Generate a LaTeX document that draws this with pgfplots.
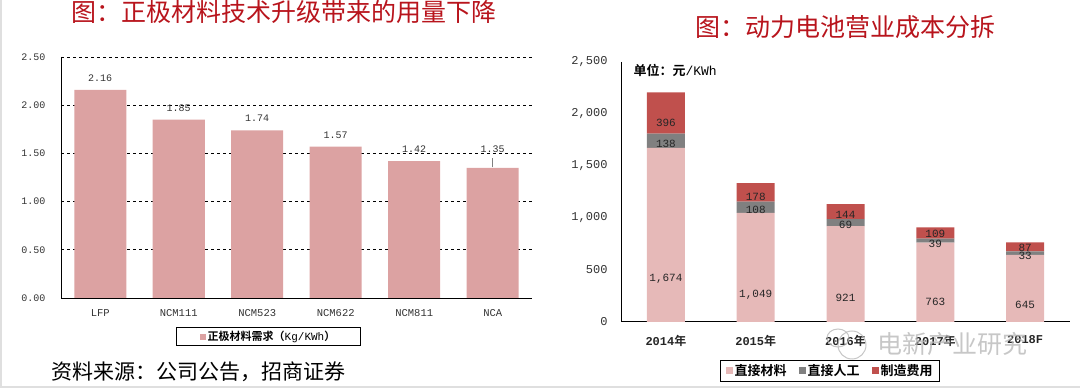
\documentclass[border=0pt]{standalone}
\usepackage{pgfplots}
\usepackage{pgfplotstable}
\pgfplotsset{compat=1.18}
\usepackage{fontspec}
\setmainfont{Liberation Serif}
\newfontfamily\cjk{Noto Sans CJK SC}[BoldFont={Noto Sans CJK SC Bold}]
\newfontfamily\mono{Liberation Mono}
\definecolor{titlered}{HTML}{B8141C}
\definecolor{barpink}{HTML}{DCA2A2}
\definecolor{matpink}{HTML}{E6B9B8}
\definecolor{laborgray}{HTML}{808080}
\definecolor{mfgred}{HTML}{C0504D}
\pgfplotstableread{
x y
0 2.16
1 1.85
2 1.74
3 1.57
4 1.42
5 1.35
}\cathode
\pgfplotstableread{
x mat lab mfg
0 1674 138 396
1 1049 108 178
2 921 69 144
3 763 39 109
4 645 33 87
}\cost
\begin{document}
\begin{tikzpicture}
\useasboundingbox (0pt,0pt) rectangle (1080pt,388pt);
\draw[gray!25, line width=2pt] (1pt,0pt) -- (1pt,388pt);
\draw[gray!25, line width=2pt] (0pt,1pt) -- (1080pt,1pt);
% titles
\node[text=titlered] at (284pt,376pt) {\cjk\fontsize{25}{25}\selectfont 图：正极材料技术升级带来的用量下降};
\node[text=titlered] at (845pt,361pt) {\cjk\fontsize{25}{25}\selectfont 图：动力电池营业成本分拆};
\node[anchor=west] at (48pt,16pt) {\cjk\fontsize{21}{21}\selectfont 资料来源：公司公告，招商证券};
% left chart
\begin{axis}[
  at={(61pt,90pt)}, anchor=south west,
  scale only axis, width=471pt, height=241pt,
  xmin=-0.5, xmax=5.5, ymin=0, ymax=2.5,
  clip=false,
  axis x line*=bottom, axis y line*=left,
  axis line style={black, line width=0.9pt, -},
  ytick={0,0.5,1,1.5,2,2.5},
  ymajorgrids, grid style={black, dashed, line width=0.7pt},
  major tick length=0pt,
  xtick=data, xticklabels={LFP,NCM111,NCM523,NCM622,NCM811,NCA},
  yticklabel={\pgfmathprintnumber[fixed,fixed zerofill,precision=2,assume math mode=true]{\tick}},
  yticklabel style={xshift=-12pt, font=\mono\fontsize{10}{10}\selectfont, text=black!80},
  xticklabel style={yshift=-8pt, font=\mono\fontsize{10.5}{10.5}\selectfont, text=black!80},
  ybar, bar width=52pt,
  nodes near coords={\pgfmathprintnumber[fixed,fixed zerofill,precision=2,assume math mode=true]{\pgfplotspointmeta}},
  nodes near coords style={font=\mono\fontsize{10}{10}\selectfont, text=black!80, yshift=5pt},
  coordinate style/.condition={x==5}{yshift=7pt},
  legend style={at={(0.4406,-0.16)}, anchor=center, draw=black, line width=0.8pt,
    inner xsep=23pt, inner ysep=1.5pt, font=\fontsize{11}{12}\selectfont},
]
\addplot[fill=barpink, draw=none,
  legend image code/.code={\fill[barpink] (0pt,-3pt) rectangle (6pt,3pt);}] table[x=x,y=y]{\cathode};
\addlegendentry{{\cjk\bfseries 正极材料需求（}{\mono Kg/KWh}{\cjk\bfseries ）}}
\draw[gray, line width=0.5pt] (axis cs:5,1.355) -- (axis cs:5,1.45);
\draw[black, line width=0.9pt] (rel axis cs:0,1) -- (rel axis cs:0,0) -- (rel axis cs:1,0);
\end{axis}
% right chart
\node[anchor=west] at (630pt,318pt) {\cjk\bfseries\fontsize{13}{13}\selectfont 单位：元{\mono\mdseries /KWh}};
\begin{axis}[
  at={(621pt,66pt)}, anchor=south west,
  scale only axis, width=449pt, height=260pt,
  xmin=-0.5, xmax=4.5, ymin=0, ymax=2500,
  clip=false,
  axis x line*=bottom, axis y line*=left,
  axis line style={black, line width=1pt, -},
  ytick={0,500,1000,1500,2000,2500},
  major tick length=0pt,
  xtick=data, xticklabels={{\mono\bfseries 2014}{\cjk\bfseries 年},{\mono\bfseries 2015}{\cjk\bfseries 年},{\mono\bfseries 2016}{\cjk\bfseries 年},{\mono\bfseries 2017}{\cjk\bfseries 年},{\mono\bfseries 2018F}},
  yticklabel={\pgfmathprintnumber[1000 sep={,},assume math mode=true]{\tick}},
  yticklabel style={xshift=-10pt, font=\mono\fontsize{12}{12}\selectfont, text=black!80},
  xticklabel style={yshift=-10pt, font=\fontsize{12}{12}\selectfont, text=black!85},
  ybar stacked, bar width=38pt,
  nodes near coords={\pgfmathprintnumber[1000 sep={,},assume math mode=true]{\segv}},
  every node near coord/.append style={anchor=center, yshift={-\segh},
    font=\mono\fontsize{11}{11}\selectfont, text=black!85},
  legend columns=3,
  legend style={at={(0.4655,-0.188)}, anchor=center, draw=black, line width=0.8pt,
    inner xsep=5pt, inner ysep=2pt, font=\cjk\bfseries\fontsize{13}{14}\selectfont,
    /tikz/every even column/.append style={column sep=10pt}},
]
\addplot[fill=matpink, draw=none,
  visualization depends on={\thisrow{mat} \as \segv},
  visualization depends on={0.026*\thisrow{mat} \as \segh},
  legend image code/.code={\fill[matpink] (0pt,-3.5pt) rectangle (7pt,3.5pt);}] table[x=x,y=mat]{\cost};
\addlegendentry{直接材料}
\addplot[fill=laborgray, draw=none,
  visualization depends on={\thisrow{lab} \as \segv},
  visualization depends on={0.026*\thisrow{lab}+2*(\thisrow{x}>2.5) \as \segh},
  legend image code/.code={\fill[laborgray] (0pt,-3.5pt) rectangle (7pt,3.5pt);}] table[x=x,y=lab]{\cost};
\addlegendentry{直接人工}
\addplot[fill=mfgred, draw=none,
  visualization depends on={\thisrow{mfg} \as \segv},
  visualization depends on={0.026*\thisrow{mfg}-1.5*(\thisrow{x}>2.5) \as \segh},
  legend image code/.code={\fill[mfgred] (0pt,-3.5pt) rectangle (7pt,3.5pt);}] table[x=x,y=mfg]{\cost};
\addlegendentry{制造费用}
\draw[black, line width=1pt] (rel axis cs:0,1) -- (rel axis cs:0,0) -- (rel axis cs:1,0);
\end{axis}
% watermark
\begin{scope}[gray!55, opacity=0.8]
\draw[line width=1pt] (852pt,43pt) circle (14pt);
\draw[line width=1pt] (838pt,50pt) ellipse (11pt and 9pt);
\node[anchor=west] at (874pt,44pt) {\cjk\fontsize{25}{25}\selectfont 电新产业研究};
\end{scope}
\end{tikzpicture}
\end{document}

::::::::

WORK TO COMPLETE:
Give all the lines above again, character for character, without pictures.

RESULT OF THE EXERCISE:
Generate a LaTeX document that draws this with pgfplots.
\documentclass[border=0pt]{standalone}
\usepackage{pgfplots}
\usepackage{pgfplotstable}
\pgfplotsset{compat=1.18}
\usepackage{fontspec}
\setmainfont{Liberation Serif}
\newfontfamily\cjk{Noto Sans CJK SC}[BoldFont={Noto Sans CJK SC Bold}]
\newfontfamily\mono{Liberation Mono}
\definecolor{titlered}{HTML}{B8141C}
\definecolor{barpink}{HTML}{DCA2A2}
\definecolor{matpink}{HTML}{E6B9B8}
\definecolor{laborgray}{HTML}{808080}
\definecolor{mfgred}{HTML}{C0504D}
\pgfplotstableread{
x y
0 2.16
1 1.85
2 1.74
3 1.57
4 1.42
5 1.35
}\cathode
\pgfplotstableread{
x mat lab mfg
0 1674 138 396
1 1049 108 178
2 921 69 144
3 763 39 109
4 645 33 87
}\cost
\begin{document}
\begin{tikzpicture}
\useasboundingbox (0pt,0pt) rectangle (1080pt,388pt);
\draw[gray!25, line width=2pt] (1pt,0pt) -- (1pt,388pt);
\draw[gray!25, line width=2pt] (0pt,1pt) -- (1080pt,1pt);
% titles
\node[text=titlered] at (284pt,376pt) {\cjk\fontsize{25}{25}\selectfont 图：正极材料技术升级带来的用量下降};
\node[text=titlered] at (845pt,361pt) {\cjk\fontsize{25}{25}\selectfont 图：动力电池营业成本分拆};
\node[anchor=west] at (48pt,16pt) {\cjk\fontsize{21}{21}\selectfont 资料来源：公司公告，招商证券};
% left chart
\begin{axis}[
  at={(61pt,90pt)}, anchor=south west,
  scale only axis, width=471pt, height=241pt,
  xmin=-0.5, xmax=5.5, ymin=0, ymax=2.5,
  clip=false,
  axis x line*=bottom, axis y line*=left,
  axis line style={black, line width=0.9pt, -},
  ytick={0,0.5,1,1.5,2,2.5},
  ymajorgrids, grid style={black, dashed, line width=0.7pt},
  major tick length=0pt,
  xtick=data, xticklabels={LFP,NCM111,NCM523,NCM622,NCM811,NCA},
  yticklabel={\pgfmathprintnumber[fixed,fixed zerofill,precision=2,assume math mode=true]{\tick}},
  yticklabel style={xshift=-12pt, font=\mono\fontsize{10}{10}\selectfont, text=black!80},
  xticklabel style={yshift=-8pt, font=\mono\fontsize{10.5}{10.5}\selectfont, text=black!80},
  ybar, bar width=52pt,
  nodes near coords={\pgfmathprintnumber[fixed,fixed zerofill,precision=2,assume math mode=true]{\pgfplotspointmeta}},
  nodes near coords style={font=\mono\fontsize{10}{10}\selectfont, text=black!80, yshift=5pt},
  coordinate style/.condition={x==5}{yshift=7pt},
  legend style={at={(0.4406,-0.16)}, anchor=center, draw=black, line width=0.8pt,
    inner xsep=23pt, inner ysep=1.5pt, font=\fontsize{11}{12}\selectfont},
]
\addplot[fill=barpink, draw=none,
  legend image code/.code={\fill[barpink] (0pt,-3pt) rectangle (6pt,3pt);}] table[x=x,y=y]{\cathode};
\addlegendentry{{\cjk\bfseries 正极材料需求（}{\mono Kg/KWh}{\cjk\bfseries ）}}
\draw[gray, line width=0.5pt] (axis cs:5,1.355) -- (axis cs:5,1.45);
\draw[black, line width=0.9pt] (rel axis cs:0,1) -- (rel axis cs:0,0) -- (rel axis cs:1,0);
\end{axis}
% right chart
\node[anchor=west] at (630pt,318pt) {\cjk\bfseries\fontsize{13}{13}\selectfont 单位：元{\mono\mdseries /KWh}};
\begin{axis}[
  at={(621pt,66pt)}, anchor=south west,
  scale only axis, width=449pt, height=260pt,
  xmin=-0.5, xmax=4.5, ymin=0, ymax=2500,
  clip=false,
  axis x line*=bottom, axis y line*=left,
  axis line style={black, line width=1pt, -},
  ytick={0,500,1000,1500,2000,2500},
  major tick length=0pt,
  xtick=data, xticklabels={{\mono\bfseries 2014}{\cjk\bfseries 年},{\mono\bfseries 2015}{\cjk\bfseries 年},{\mono\bfseries 2016}{\cjk\bfseries 年},{\mono\bfseries 2017}{\cjk\bfseries 年},{\mono\bfseries 2018F}},
  yticklabel={\pgfmathprintnumber[1000 sep={,},assume math mode=true]{\tick}},
  yticklabel style={xshift=-10pt, font=\mono\fontsize{12}{12}\selectfont, text=black!80},
  xticklabel style={yshift=-10pt, font=\fontsize{12}{12}\selectfont, text=black!85},
  ybar stacked, bar width=38pt,
  nodes near coords={\pgfmathprintnumber[1000 sep={,},assume math mode=true]{\segv}},
  every node near coord/.append style={anchor=center, yshift={-\segh},
    font=\mono\fontsize{11}{11}\selectfont, text=black!85},
  legend columns=3,
  legend style={at={(0.4655,-0.188)}, anchor=center, draw=black, line width=0.8pt,
    inner xsep=5pt, inner ysep=2pt, font=\cjk\bfseries\fontsize{13}{14}\selectfont,
    /tikz/every even column/.append style={column sep=10pt}},
]
\addplot[fill=matpink, draw=none,
  visualization depends on={\thisrow{mat} \as \segv},
  visualization depends on={0.026*\thisrow{mat} \as \segh},
  legend image code/.code={\fill[matpink] (0pt,-3.5pt) rectangle (7pt,3.5pt);}] table[x=x,y=mat]{\cost};
\addlegendentry{直接材料}
\addplot[fill=laborgray, draw=none,
  visualization depends on={\thisrow{lab} \as \segv},
  visualization depends on={0.026*\thisrow{lab}+2*(\thisrow{x}>2.5) \as \segh},
  legend image code/.code={\fill[laborgray] (0pt,-3.5pt) rectangle (7pt,3.5pt);}] table[x=x,y=lab]{\cost};
\addlegendentry{直接人工}
\addplot[fill=mfgred, draw=none,
  visualization depends on={\thisrow{mfg} \as \segv},
  visualization depends on={0.026*\thisrow{mfg}-1.5*(\thisrow{x}>2.5) \as \segh},
  legend image code/.code={\fill[mfgred] (0pt,-3.5pt) rectangle (7pt,3.5pt);}] table[x=x,y=mfg]{\cost};
\addlegendentry{制造费用}
\draw[black, line width=1pt] (rel axis cs:0,1) -- (rel axis cs:0,0) -- (rel axis cs:1,0);
\end{axis}
% watermark
\begin{scope}[gray!55, opacity=0.8]
\draw[line width=1pt] (852pt,43pt) circle (14pt);
\draw[line width=1pt] (838pt,50pt) ellipse (11pt and 9pt);
\node[anchor=west] at (874pt,44pt) {\cjk\fontsize{25}{25}\selectfont 电新产业研究};
\end{scope}
\end{tikzpicture}
\end{document}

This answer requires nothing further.